How FDP Connects to Facility Data

FDP makes it possible to access fusion data from multiple facilities through a unified interface. This is done using a federated system built on the Pelican platform, which supports scalable, secure data sharing through a network of cache servers.

Federated data architecture of the Fusion Data Platform, showing origin services at fusion facilities, federated caches using Pelican, and data access by internal workflows via XRootD.

Where the Data Comes From

Each fusion facility runs an origin service, which acts as the official source for its experimental data. These services expose data directly from the facility’s storage systems—including legacy formats like MDSplus and PTDATA—without needing to copy the files somewhere else.

To keep existing tools working smoothly, FDP makes this data available through the XRootD POSIX interface. That means older software can access data using standard file operations, while still benefiting from the performance and transparency of Pelican’s caching system.

How Caching Works

Pelican uses a tiered caching system. Data is copied from origin servers to caches that are closer to where users and compute resources are located. These caches use content-based identifiers so that the right data can be fetched reliably and efficiently.

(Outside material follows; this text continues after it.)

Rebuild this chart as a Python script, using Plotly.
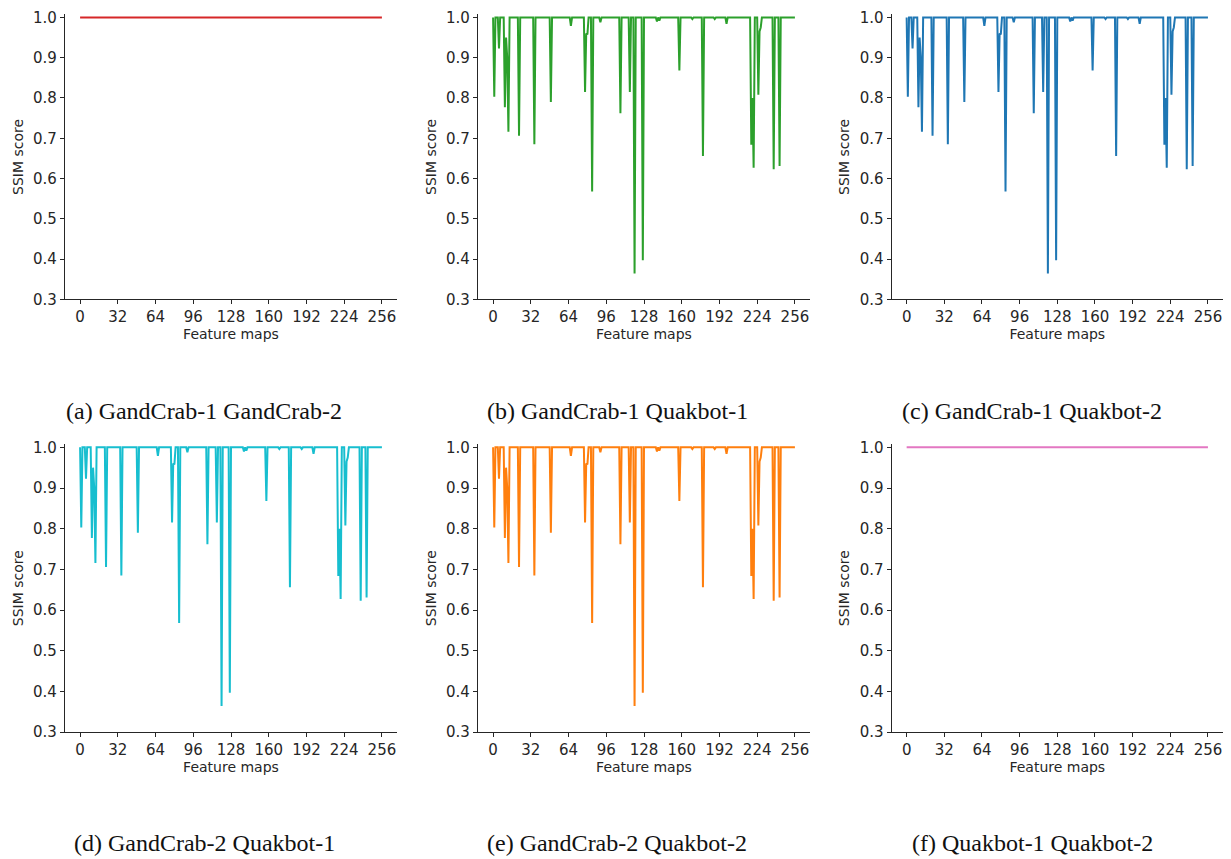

At analysis sites (like supercomputers), a local cache automatically retrieves requested data from facility origins. Tools like TokSearch pull data through this mechanism so users don’t need to manually download files or manage data transfers.

Keeping Access Secure

Access to FDP’s federated data is protected by token-based authentication using SciTokens. This makes sure only authorized users can access private datasets and that access is logged and traceable. Tokens can be passed along with workflows or through command-line tools so users don’t have to manage login steps for every action.